Headland

Would the soldier, afforded an afterlife and a memory of the things they were and the places they’d been, conjure up thoughts of well-placed shots, violent ambushes, victory over the enemy? Would a stockbroker dream of their numbers, their material things, their portfolios? Would a priest recall the moments they stood on the dais above their flock and spoke repeated words of faith and folly?

Are these the things we would inevitably cherish given an opportunity to reminisce? Fortune? Glory? Faith?

Would you remember the times spent with family and friends? Could you reconstruct the sparkle of your mother’s eyes? The smell of your grandparents’ house? The feel of old wood and shelter?

I would remember the sound of water running over stone. The press of silence in a closed room. Birdsong over rays of light breaking through a canopy of trees overhead.

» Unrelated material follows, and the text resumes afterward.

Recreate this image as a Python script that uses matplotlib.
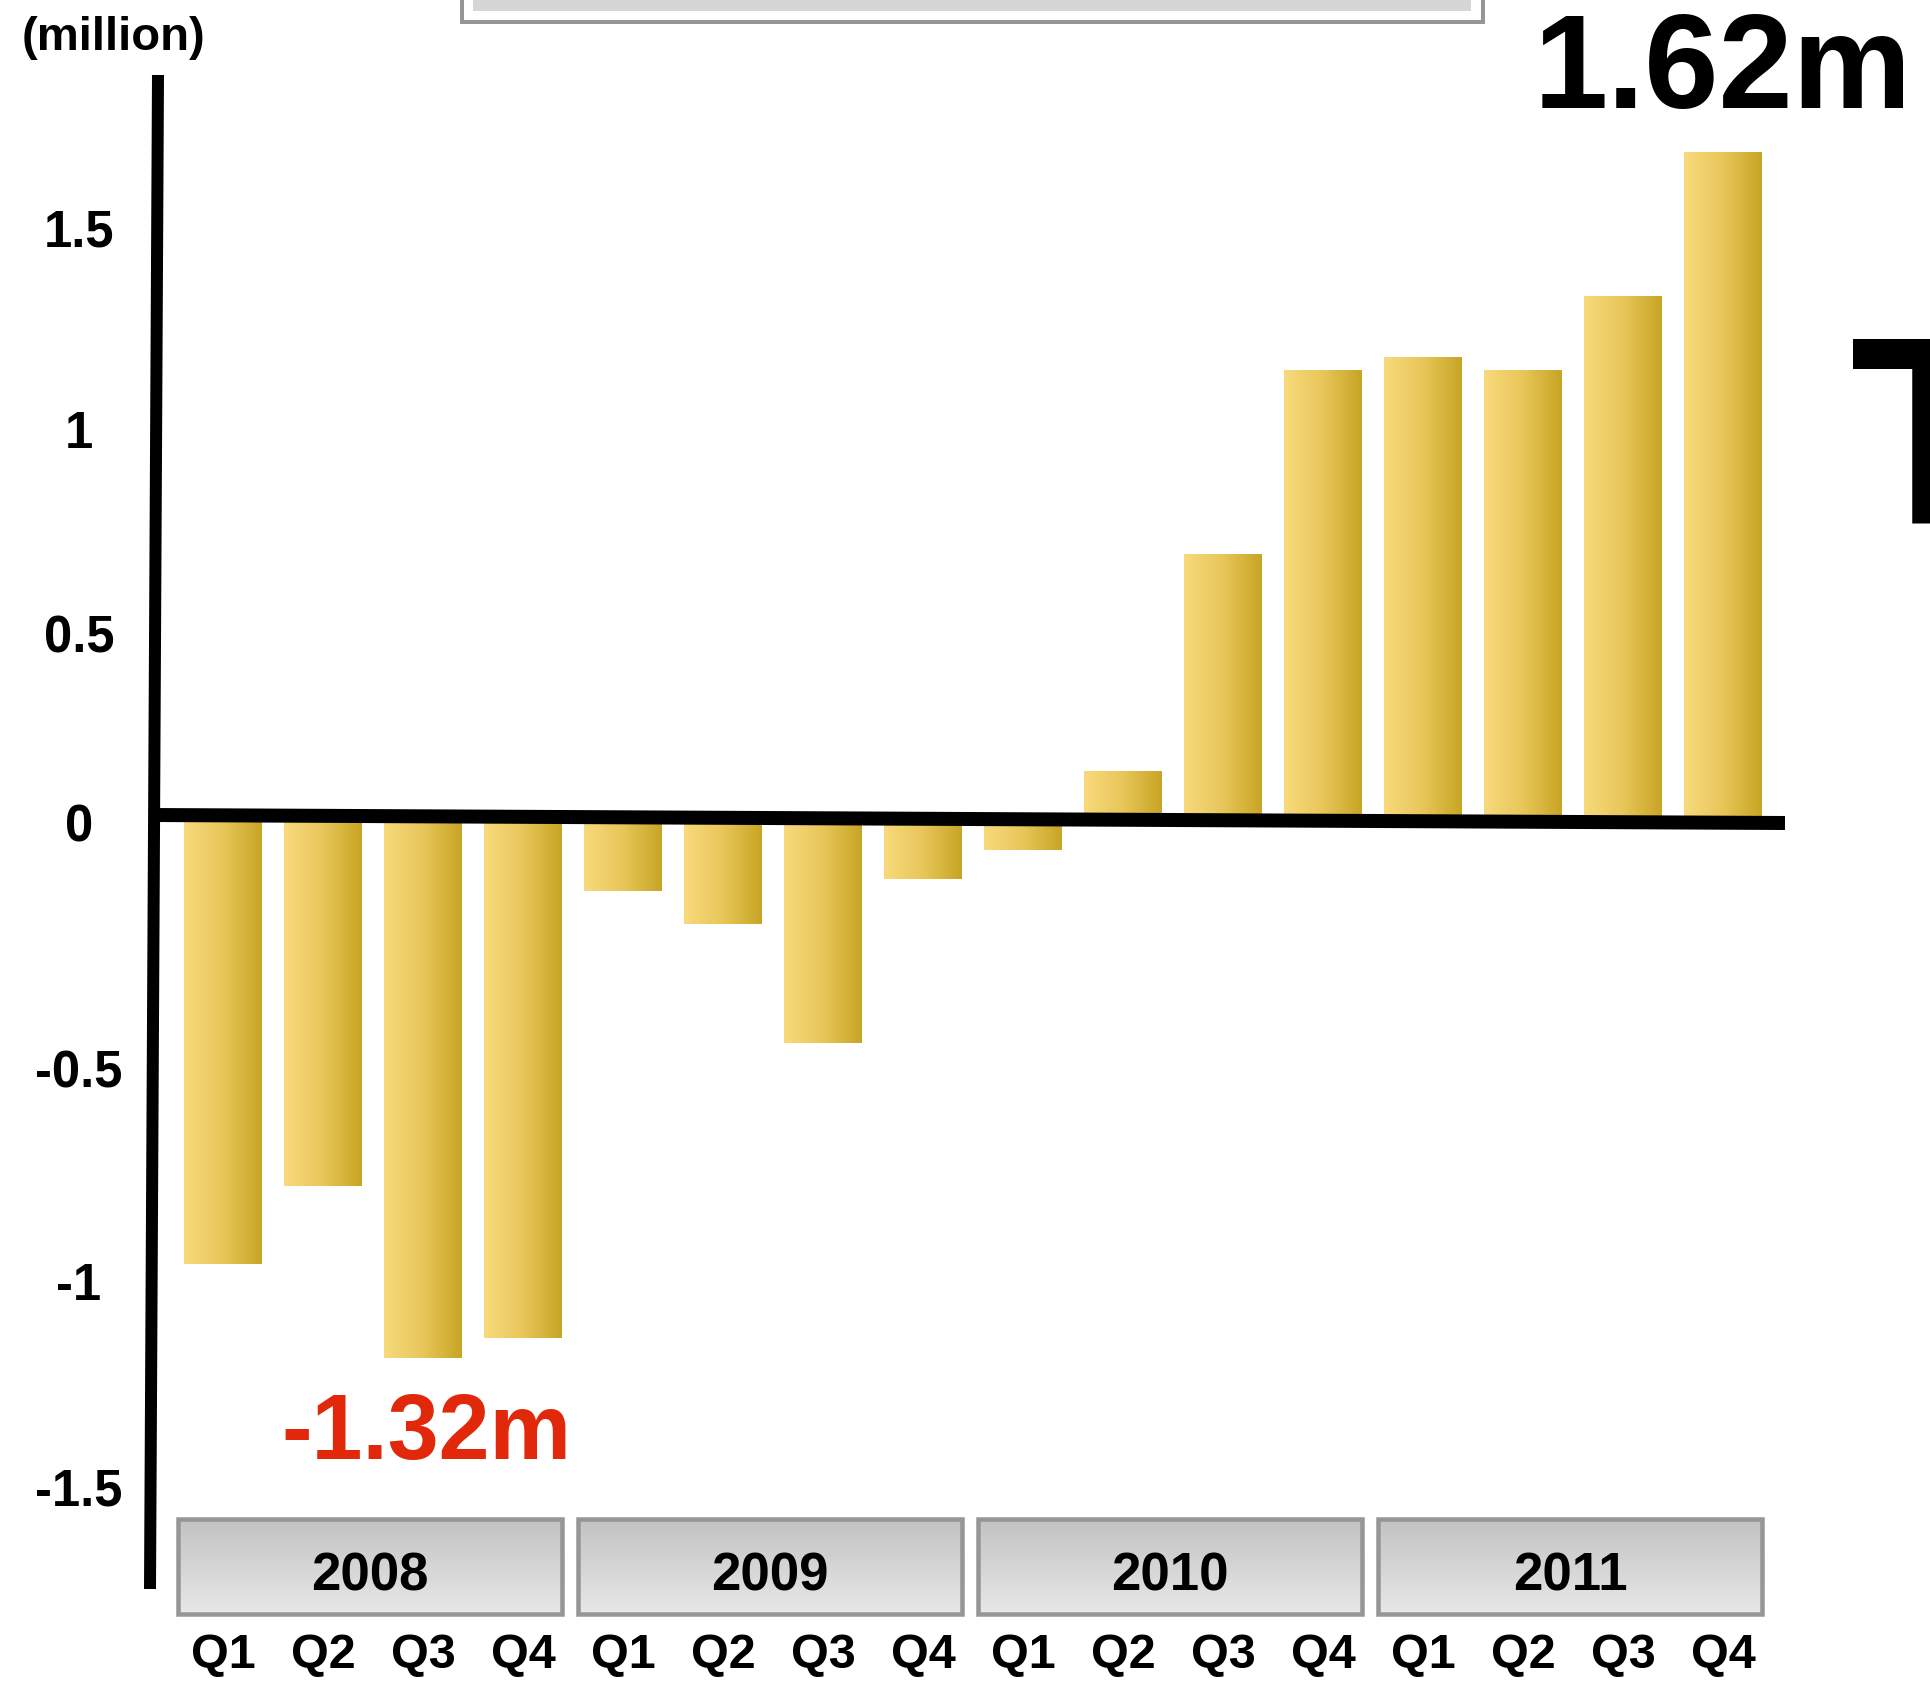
import numpy as np
import matplotlib
matplotlib.use('Agg')
import matplotlib.pyplot as plt
from matplotlib.patches import Rectangle
from matplotlib.colors import LinearSegmentedColormap

# ---------------- data ----------------
years = ['2008', '2009', '2010', '2011']
quarters = ['Q1', 'Q2', 'Q3', 'Q4']
values = [-1.09, -0.90, -1.32, -1.27,
          -0.18, -0.26, -0.55, -0.15,
          -0.08, 0.11, 0.64, 1.09,
          1.12, 1.09, 1.27, 1.62]
ytick_labels = ['1.5', '1', '0.5', '0', '-0.5', '-1', '-1.5']
ytick_label_pos = [1.44, 0.95, 0.45, -0.01, -0.61, -1.13, -1.63]
unit_label = '(million)'

# ---------------- figure geometry (pixels) ----------------
W, H, DPI = 1930, 1690, 100
x0_px, pitch_px = 223, 100        # first bar centre, bar pitch
zero_px, unit_px = 818, 410       # y of zero, pixels per million
ax_left_px, ax_bottom_px = 155, 1620
PT = 72.0 / DPI                   # points per pixel

plt.rcParams['font.family'] = ['Liberation Sans', 'DejaVu Sans']
plt.rcParams['font.weight'] = 'bold'

fig = plt.figure(figsize=(W / DPI, H / DPI), dpi=DPI)
fig.patch.set_facecolor('white')

ax = fig.add_axes([ax_left_px / W, (H - ax_bottom_px) / H,
                   (W - ax_left_px) / W, ax_bottom_px / H])
xlim = ((ax_left_px - x0_px) / pitch_px, (W - x0_px) / pitch_px)
ylim = ((zero_px - ax_bottom_px) / unit_px, zero_px / unit_px)


def px_x(p):
    return (p - x0_px) / pitch_px


def px_y(p):
    return (zero_px - p) / unit_px


# ---------------- bars with horizontal gold gradient ----------------
n = len(values)
xs = np.arange(n)
bars = ax.bar(xs, values, width=0.78, color='none', edgecolor='none')
gold = LinearSegmentedColormap.from_list('gold', ['#f8da7c', '#e8c65a', '#c8a524'])
grad = np.linspace(0, 1, 256).reshape(1, -1)
for b in bars:
    x, y, w, h = b.get_x(), b.get_y(), b.get_width(), b.get_height()
    lo, hi = min(y, y + h), max(y, y + h)
    ax.imshow(grad, cmap=gold, extent=(x, x + w, lo, hi), aspect='auto',
              interpolation='bilinear', zorder=2)

# ---------------- axis lines (slightly hand-drawn tilt) ----------------
ax.plot([px_x(158), px_x(150)], [px_y(76), px_y(1590)], color='black',
        lw=12 * PT, solid_capstyle='butt', clip_on=False, zorder=6)
ax.plot([px_x(152), px_x(1785)], [px_y(816), px_y(824)], color='black',
        lw=14 * PT, solid_capstyle='butt', clip_on=False, zorder=6)

# ---------------- year boxes ----------------
box_grad = np.linspace(0, 1, 256).reshape(-1, 1)
grey = LinearSegmentedColormap.from_list('grey', ['#c2c2c2', '#e8e8e8'])
yb_top, yb_bot = px_y(1520), px_y(1615)
for k, yr in enumerate(years):
    left, right = 4 * k - 0.45, 4 * k + 3.39
    ax.imshow(box_grad, cmap=grey, extent=(left, right, yb_bot, yb_top),
              aspect='auto', interpolation='bilinear', zorder=3, clip_on=False)
    ax.add_patch(Rectangle((left, yb_bot), right - left, yb_top - yb_bot,
                           facecolor='none', edgecolor='#969696', lw=4.5 * PT,
                           zorder=4, clip_on=False))
    ax.text((left + right) / 2, px_y(1591), yr, ha='center', va='baseline',
            fontsize=38, fontweight='bold', color='black', zorder=5)

# ---------------- ticks ----------------
ax.set_xticks(xs, quarters * len(years))
ax.set_yticks(ytick_label_pos, ytick_labels)
ax.tick_params(axis='x', length=0, pad=13 * PT, labelsize=35)
ax.tick_params(axis='y', length=0, pad=76 * PT, labelsize=36.5)
for t in ax.get_yticklabels():
    t.set_ha('center')
for s in ax.spines.values():
    s.set_visible(False)
ax.patch.set_alpha(0)
ax.set_xlim(xlim)
ax.set_ylim(ylim)

# ---------------- annotations ----------------
i_min, i_max = int(np.argmin(values)), int(np.argmax(values))
ax.text(i_min + 0.03, values[i_min] - 100 / unit_px, f'{values[i_min]:.2f}m',
        ha='center', va='baseline', fontsize=66, fontweight='bold',
        color='#e2280a', zorder=6)
ax.text(i_max + 0.0, values[i_max] + 46 / unit_px, f'{values[i_max]:.2f}m',
        ha='center', va='baseline', fontsize=96, fontweight='bold',
        color='black', zorder=6, clip_on=False)

# ---------------- overlay decorations in pixel space ----------------
ov = fig.add_axes([0, 0, 1, 1], zorder=10)
ov.set_xlim(0, W)
ov.set_ylim(H, 0)
ov.axis('off')
ov.patch.set_alpha(0)
ov.text(113, 38, unit_label, ha='center', va='center', fontsize=34,
        fontweight='bold')
ov.add_patch(Rectangle((462, -20), 1483 - 462, 43, facecolor='white',
                       edgecolor='#969696', lw=4 * PT))
ov.add_patch(Rectangle((473, -20), 1471 - 473, 32, facecolor='#d6d6d6',
                       edgecolor='none'))
ov.text(1850, 523, 'T', ha='left', va='baseline', fontsize=192,
        fontweight='bold', color='black')

fig.savefig('out.png', dpi=DPI, facecolor='white')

I might find solace in the texture of dirt, soft grass, wind that carries the scents of forests and the sounds of buzzing life.

If death were not the end and I were given a collection of moments of my life here, I would most fondly revisit the moments where I, alone, existed in harmony with nature, the world, the universe. Even now, I hear the soundtrack of my life playing over scenes of sparkling aspens, murmuring streams, the lapping of waves against pebbled shores. Hammers would strike phantom strings of memory, and I would hear, echoing interminably, the way a piano sounds when you depress the sustain pedal and all the strings sing softly for just a moment—a breath taken before song, a tensing of muscles before action, perpetuity in the penultimate.

These are the moments that make this life worth living. Stripped of all the history of humankind and its constructions and inventions, the world is a simple collection of sounds, smells, and placement. It is our great power over this absurdity we find ourselves waking to wade into each morning that we can choose to revisit places in this world that bring us that savage, untamed joy. For me, it is those moments I can conjure up without effort, and with treasured pleasure.

In all my life lived, there are only a handful of people I have become close to that I believe understand that ultimate peace in the way that I do. They’ve lounged in the crook of a twisted tree branch and felt the deep groan of its dance against the wind. They’ve descended beneath the surface of water to feel weightless and caressed by the light and sound of the depths. They’ve stood on pinnacles of rock overlooking miles of land, sea, and infinite horizon. Yet, I find myself alone in these thoughts now. Even as I write this, the moments I remember so fondly are not populated with these kindred spirits. I only feel my presence in these places, and not the presence of those I wish could share that sense of oneness with the all with me.

The sun sets, painting clouds purple and pink. An orange glow radiates over the horizon as the light of billions of stars begin to pierce through the overpowering light of Sol beyond. In a glance into that never-empty sky, we know that worlds stretch away into infinity and in each is the potential for these same moments of bliss in nature we find here on this planet.

Will there be a day in our distant future when a human being will lay back on pillowy vegetation, in alien forests echoing with unfathomable sounds of things we can’t imagine and stare up at distant stars just as we do now? Will the soundtrack to their lives allow for that depression of the sustain pedal that brings that moment of song across all strings? Will the savage, untamed joy of finding oneself situated among the infinite still resound as deafeningly as it does here for me, and perhaps you?

After death, these things will have been, whether the universe recognizes they happened or not. In all of infinity, there will be that one moment we were the one and all more than any other moment. With the right kind of acceptance and perseverance through the absurdity of all things, we can make each successive moment we exist here that one and all moment over those that precede it.

We can peak when we die. And, we can but hope that we neither live nor die alone in the meantime.